Anyway, what does all this out of order business mean? Is the 7000 series going to be more like an x86 cpu, in which case, wouldn't that be bad? Don't modern gpus use risc architecture?
Well, in the sense that everything designed after risc is risc.
Current AMD GPUs are VLIW, like Itanium, while nVidia uses a SIMD/MIMD system, much like this new one AMD just revealed.
And OoO is IMHO not the correct word for what they do here. Ultrasuperhyperthreading?
Bound to give big improvements to peformance.
That has to benefit not only compute but graphics too right? unused resources suck reguardless of what you useing your card for.
Not really. A single-precision FMA unit is ~20 000 transistors, and the chips they build have over a billion transistors. They could add a couple of thousand extra of them and it would be hardly noticeable in chip size and power.

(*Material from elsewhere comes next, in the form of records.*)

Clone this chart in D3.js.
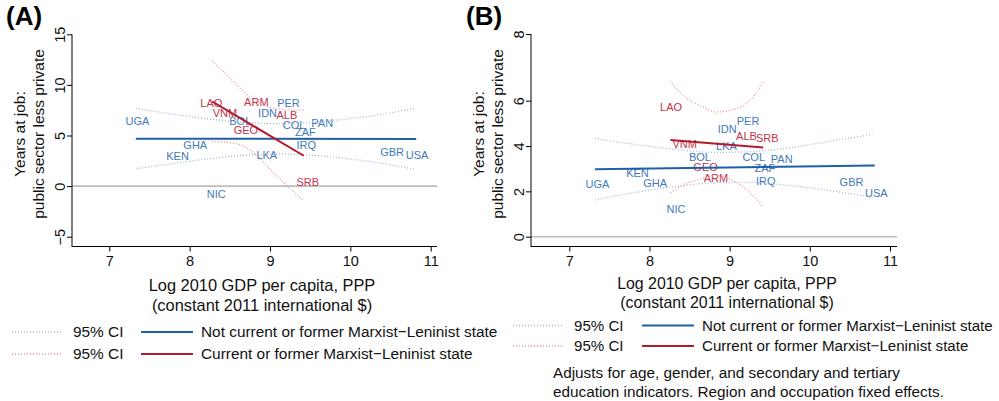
<!DOCTYPE html>
<html>
<head>
<meta charset="utf-8">
<script src="https://cdn.jsdelivr.net/npm/d3@7"></script>
<style>
  body { margin: 0; background: #fff; }
  svg { display: block; font-family: "Liberation Sans", Arial, sans-serif; }
</style>
</head>
<body>
<svg id="chart" width="999" height="401"></svg>
<script>
// countries (shared by both panels)
var codes = ['UGA', 'LAO', 'ARM', 'PER', 'VNM', 'IDN', 'ALB', 'BOL', 'COL', 'PAN',
             'GEO', 'ZAF', 'GHA', 'IRQ', 'KEN', 'LKA', 'GBR', 'USA', 'SRB', 'NIC'];
var marxist = [0, 1, 1, 0, 1, 0, 1, 0, 0, 0, 1, 0, 0, 0, 0, 0, 0, 0, 1, 0];
var gdp = [7.35, 8.27, 8.83, 9.23, 8.44, 8.97, 9.21, 8.63, 9.30, 9.65,
           8.70, 9.44, 8.07, 9.45, 7.85, 8.96, 10.52, 10.83, 9.47, 8.33];

// panel A: raw gap
var yearsA = [6.38, 8.2, 8.3, 8.2, 7.21, 7.21, 6.98, 6.38, 5.99, 6.23,
              5.56, 5.33, 4.01, 4.01, 2.93, 3.09, 3.36, 3.09, 0.40, -0.76];
var fitBlueA = [[7.33, 4.68], [10.82, 4.66]];
var fitRedA = [[8.28, 8.36], [9.42, 3.0]];
var ciBlueXA = [7.33, 7.8, 8.3, 8.8, 9.1, 9.5, 10.0, 10.4, 10.81];
var ciBlueHiA = [7.67, 7.1, 6.58, 6.23, 6.17, 6.28, 6.67, 7.1, 7.71];
var ciBlueLoA = [1.72, 2.24, 2.76, 3.11, 3.17, 3.06, 2.67, 2.24, 1.64];
var ciRedXA = [8.28, 8.5, 8.67, 8.84, 9.0, 9.17, 9.3, 9.42];
var ciRedHiA = [12.4, 10.67, 9.35, 8.36, 7.77, 7.56, 7.53, 7.54];
var ciRedLoA = [4.41, 4.3, 3.95, 3.0, 1.7, 0.35, -0.6, -1.5];

// panel B: adjusted gap
var yearsB = [2.33, 5.71, 2.58, 5.11, 4.09, 4.75, 4.45, 3.53, 3.53, 3.43,
              3.09, 3.05, 2.38, 2.46, 2.80, 4.0, 2.40, 1.94, 4.37, 1.21];
var fitBlueB = [[7.32, 2.98], [10.81, 3.14]];
var fitRedB = [[8.26, 4.27], [9.42, 3.93]];
var ciBlueXB = [7.32, 7.8, 8.3, 8.8, 9.2, 9.7, 10.2, 10.78];
var ciBlueHiB = [4.34, 4.08, 3.86, 3.72, 3.74, 3.9, 4.18, 4.52];
var ciBlueLoB = [1.62, 1.94, 2.2, 2.38, 2.4, 2.28, 2.06, 1.74];
var ciRedXB = [8.26, 8.45, 8.65, 8.84, 9.05, 9.25, 9.42];
var ciRedHiB = [6.58, 6.1, 5.76, 5.5, 5.62, 6.0, 6.55];
var ciRedLoB = [1.94, 2.32, 2.56, 2.72, 2.46, 1.96, 1.32];

var ticksX = [7, 8, 9, 10, 11];
var ticksYA = [-5, 0, 5, 10, 15];
var ticksYB = [0, 2, 4, 6, 8];

var legendLabels = ['Not current or former Marxist\u2212Leninist state', 'Current or former Marxist\u2212Leninist state'];
var noteLines = ['Adjusts for age, gender, and secondary and tertiary',
                 'education indicators. Region and occupation fixed effects.'];

var blueLine = '#1f5fa8', blueText = '#3f79bb', blueCI = '#9db9d8';
var redLine = '#b21a2e', redText = '#c43349', redCI = '#e8939e';

var svg = d3.select('#chart');

function drawPanel(p) {
    var g = svg.append('g');
    var x = p.x, y = p.y;

    // zero line
    g.append('line')
        .attr('x1', p.left).attr('x2', p.right)
        .attr('y1', y(0)).attr('y2', y(0))
        .attr('stroke', '#bcbcbc').attr('stroke-width', 1.6);

    // axes
    var xAxis = g.append('g')
        .attr('transform', 'translate(0,' + p.bottom + ')')
        .call(d3.axisBottom(x).tickValues(ticksX).tickFormat(d3.format('d'))
            .tickSize(5).tickPadding(4).tickSizeOuter(0));
    xAxis.select('.domain').remove();
    xAxis.append('line')
        .attr('x1', p.left).attr('x2', p.right).attr('stroke', '#000');
    xAxis.selectAll('text').attr('font-size', 14.5).attr('fill', '#111');

    var yAxis = g.append('g')
        .attr('transform', 'translate(' + p.left + ',0)')
        .call(d3.axisLeft(y).tickValues(p.ticksY).tickFormat(d3.format('d'))
            .tickSize(5).tickSizeOuter(0));
    yAxis.select('.domain').remove();
    yAxis.append('line')
        .attr('y1', y(p.ticksY[p.ticksY.length - 1])).attr('y2', p.bottom + 0.5).attr('stroke', '#000');
    yAxis.selectAll('text')
        .attr('x', null).attr('dy', null)
        .attr('transform', 'translate(-7,0) rotate(-90)')
        .attr('text-anchor', 'middle')
        .attr('font-size', 14.5).attr('fill', '#111');
    g.selectAll('.tick line').attr('stroke', '#000');

    // country labels
    g.selectAll('text.country')
        .data(codes)
        .enter()
        .append('text')
        .attr('class', 'country')
        .attr('x', function (d, i) { return x(gdp[i]); })
        .attr('y', function (d, i) { return y(p.years[i]); })
        .attr('dy', '0.36em')
        .attr('text-anchor', 'middle')
        .attr('font-size', 11)
        .attr('fill', function (d, i) { return marxist[i] ? redText : blueText; })
        .text(function (d) { return d; });

    // confidence bands
    var ci = d3.line()
        .x(function (d) { return x(d[0]); })
        .y(function (d) { return y(d[1]); })
        .curve(d3.curveMonotoneX);
    var bands = [
        [p.ciBlueX, p.ciBlueHi, blueCI], [p.ciBlueX, p.ciBlueLo, blueCI],
        [p.ciRedX, p.ciRedHi, redCI], [p.ciRedX, p.ciRedLo, redCI]
    ];
    bands.forEach(function (b) {
        g.append('path')
            .datum(d3.zip(b[0], b[1]))
            .attr('d', ci)
            .attr('fill', 'none')
            .attr('stroke', b[2])
            .attr('stroke-width', 1.3)
            .attr('stroke-dasharray', '1,2');
    });

    // fitted lines
    var fit = d3.line()
        .x(function (d) { return x(d[0]); })
        .y(function (d) { return y(d[1]); });
    g.append('path').datum(p.fitBlue).attr('d', fit)
        .attr('fill', 'none').attr('stroke', blueLine).attr('stroke-width', 2);
    g.append('path').datum(p.fitRed).attr('d', fit)
        .attr('fill', 'none').attr('stroke', redLine).attr('stroke-width', 2);

    // panel letter
    g.append('text')
        .attr('x', p.letterX).attr('y', 25)
        .attr('font-size', 26).attr('font-weight', 'bold')
        .text(p.letter);

    // y title
    var yt = g.append('text')
        .attr('transform', 'translate(' + p.yTitleX + ',134) rotate(-90)')
        .attr('text-anchor', 'middle')
        .attr('font-size', 15.5).attr('fill', '#111');
    yt.append('tspan').attr('x', 0).attr('dy', 0).text('Years at job:');
    yt.append('tspan').attr('x', 0).attr('dy', 19).text('public sector less private');

    // x title
    g.append('text')
        .attr('x', p.xTitleX).attr('y', p.xTitleY)
        .attr('text-anchor', 'middle')
        .attr('font-size', p.fsTitle).attr('fill', '#111')
        .text('Log 2010 GDP per capita, PPP');
    g.append('text')
        .attr('x', p.xTitleX).attr('y', p.xTitleY + p.xTitleGap)
        .attr('text-anchor', 'middle')
        .attr('font-size', p.fsTitle).attr('fill', '#111')
        .text('(constant 2011 international $)');

    // legend
    var lg = g.append('g').attr('font-size', p.fs).attr('fill', '#111');
    [0, 1].forEach(function (k) {
        var ly = p.legendY[k];
        lg.append('line')
            .attr('x1', p.legendX).attr('x2', p.legendX + 51)
            .attr('y1', ly).attr('y2', ly)
            .attr('stroke', k ? redCI : blueCI).attr('stroke-width', 1.3)
            .attr('stroke-dasharray', '1,2');
        lg.append('text')
            .attr('x', p.legendX + 61).attr('y', ly).attr('dy', '0.35em')
            .text('95% CI');
        lg.append('line')
            .attr('x1', p.legendX + 129).attr('x2', p.legendX + 181)
            .attr('y1', ly).attr('y2', ly)
            .attr('stroke', k ? redLine : blueLine).attr('stroke-width', 2);
        lg.append('text')
            .attr('x', p.legendX + 189).attr('y', ly).attr('dy', '0.35em')
            .text(legendLabels[k]);
    });

    if (p.note) {
        p.note.forEach(function (t, i) {
            g.append('text')
                .attr('x', p.legendX + 40).attr('y', 373 + i * 19).attr('dy', '0.35em')
                .attr('font-size', 15.3).attr('fill', '#111')
                .text(t);
        });
    }
}

drawPanel({
    letter: '(A)', letterX: 6,
    x: d3.scaleLinear().domain([7, 11]).range([109.3, 430.7]),
    y: d3.scaleLinear().domain([-5, 15]).range([236.7, 34.3]),
    left: 72, right: 437, bottom: 246.5,
    ticksY: ticksYA, years: yearsA,
    fitBlue: fitBlueA, fitRed: fitRedA,
    ciBlueX: ciBlueXA, ciBlueHi: ciBlueHiA, ciBlueLo: ciBlueLoA,
    ciRedX: ciRedXA, ciRedHi: ciRedHiA, ciRedLo: ciRedLoA,
    yTitleX: 24.5,
    xTitleX: 262, xTitleY: 291, xTitleGap: 20, fsTitle: 16.4,
    fs: 15.4, legendX: 12, legendY: [332, 354]
});

drawPanel({
    letter: '(B)', letterX: 466,
    x: d3.scaleLinear().domain([7, 11]).range([569.3, 890]),
    y: d3.scaleLinear().domain([0, 6, 8]).range([236.7, 100.7, 34]),
    left: 531, right: 897, bottom: 246.5,
    ticksY: ticksYB, years: yearsB,
    fitBlue: fitBlueB, fitRed: fitRedB,
    ciBlueX: ciBlueXB, ciBlueHi: ciBlueHiB, ciBlueLo: ciBlueLoB,
    ciRedX: ciRedXB, ciRedHi: ciRedHiB, ciRedLo: ciRedLoB,
    yTitleX: 483.5,
    xTitleX: 727, xTitleY: 288.5, xTitleGap: 19, fsTitle: 15.9,
    fs: 15.1, legendX: 513, legendY: [325.5, 346],
    note: noteLines
});
</script>
</body>
</html>
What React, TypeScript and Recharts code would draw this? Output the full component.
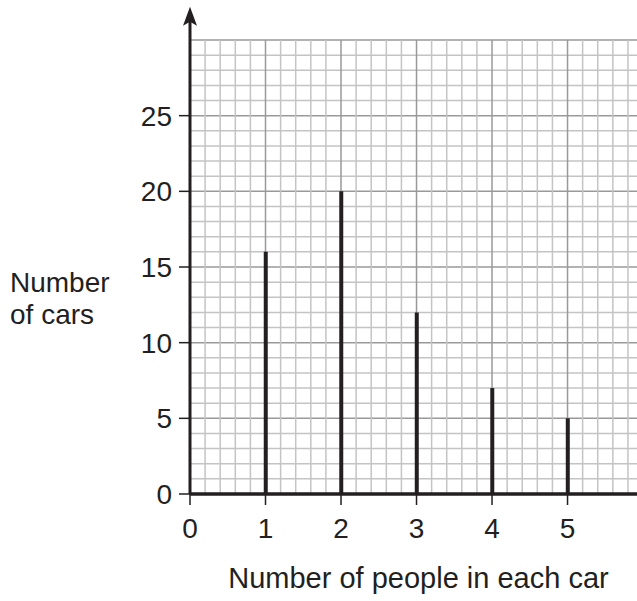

What costs is getting the data where it needs to be, when it needs to be there. VLIW was used because it's relatively cheap to implement regards to shuffling data around (4 individual register files, as opposed to one large one, and you only move data between them trough the eu's), and while it only helps in limited situations, graphics was one of them.
Now they have to shuffle their warps between the 4 execution units of the CU -- I guarantee you that in the domain of graphics, they are wasting more power and die area on the new design than the old one. It's just that now it's useful for a lot more things. (And also good for more exotic graphics routines -- I believe John Carmack has been itching to be able to program GPU's more directly to implement some cooler rendering algorithms.)
Again sounds like it ll give big improvements to performance.
Again, mostly for complex tasks. There isn't
that much pixel-independent operations or control flow in graphics tasks.
Sounds good, I guess this means cayman was doing "expensive" trps to VRAM for synchronization? So performance found for this as well.
Synchronization was expensive on cayman. Guess how often most graphics engines synchronize anything? A handful of times a frame.
BOOOOOM!.... AMD tessellation performance will skyrocket with new card.
Which is one of those area's where theyve been abit weaker than Nvidia
(atleast in synthetical benchmark programs).
Which is a bit sad. Because in reality, there was no need for this. They were perfectly capable of delivering more than one triangle (for overdraw) per pixel on screen -- any program which wanted more tesselation capability than AMD could provide, was simply wasting it as opposed to using it. Marketing wins yet again.
Basically, all the real improvements I can see are for compute. Ignoring the rops, and unless there is anything they are keeping for themselves, this should do worse for power/area when compared to cayman on the same process node. But it should bring computing parity with NV, and given how much better AMD consistently seems to be on the silicon design side (as opposed to the chip architecture), it's entirely feasible that their chips will be
the stream compute platform for tomorrow.
You might have noticed a little caveat up there in my gloominess for graphics -- the rops are a big deal, and they revealed almost nothing about them. For graphics, if Cayman had twice the rops it would probably match up evenly with GTX580. But AMD couldn't add any more of them, because they are tightly integrated with the memory controllers (4 per controller, and that's it), and they didn't want to make the memory bus any wider because it much increases fixed per-card costs. Perhaps now they either have a more flexible rop architecture, or just double the rops per pipeline? GDDR5 certainly has the bandwidth for it.
Sounds like Haswell to me.
No, it doesn't. At all. If it did, Haswell would be utterly awful. First and foremost, it needs to deliver single-thread performance, and Intel knows that.
Also, the point about "before larrabee" wasn't who started first, it was that this is not a response to anything that Intel has done, because work on this had to start before anything about larrabee was publicly talked about. The basic design for this was likely done more or less immediately after AMD and ATi merged. Designs converge, not because people copy each other, but because given a task, there usually is the best way to do it.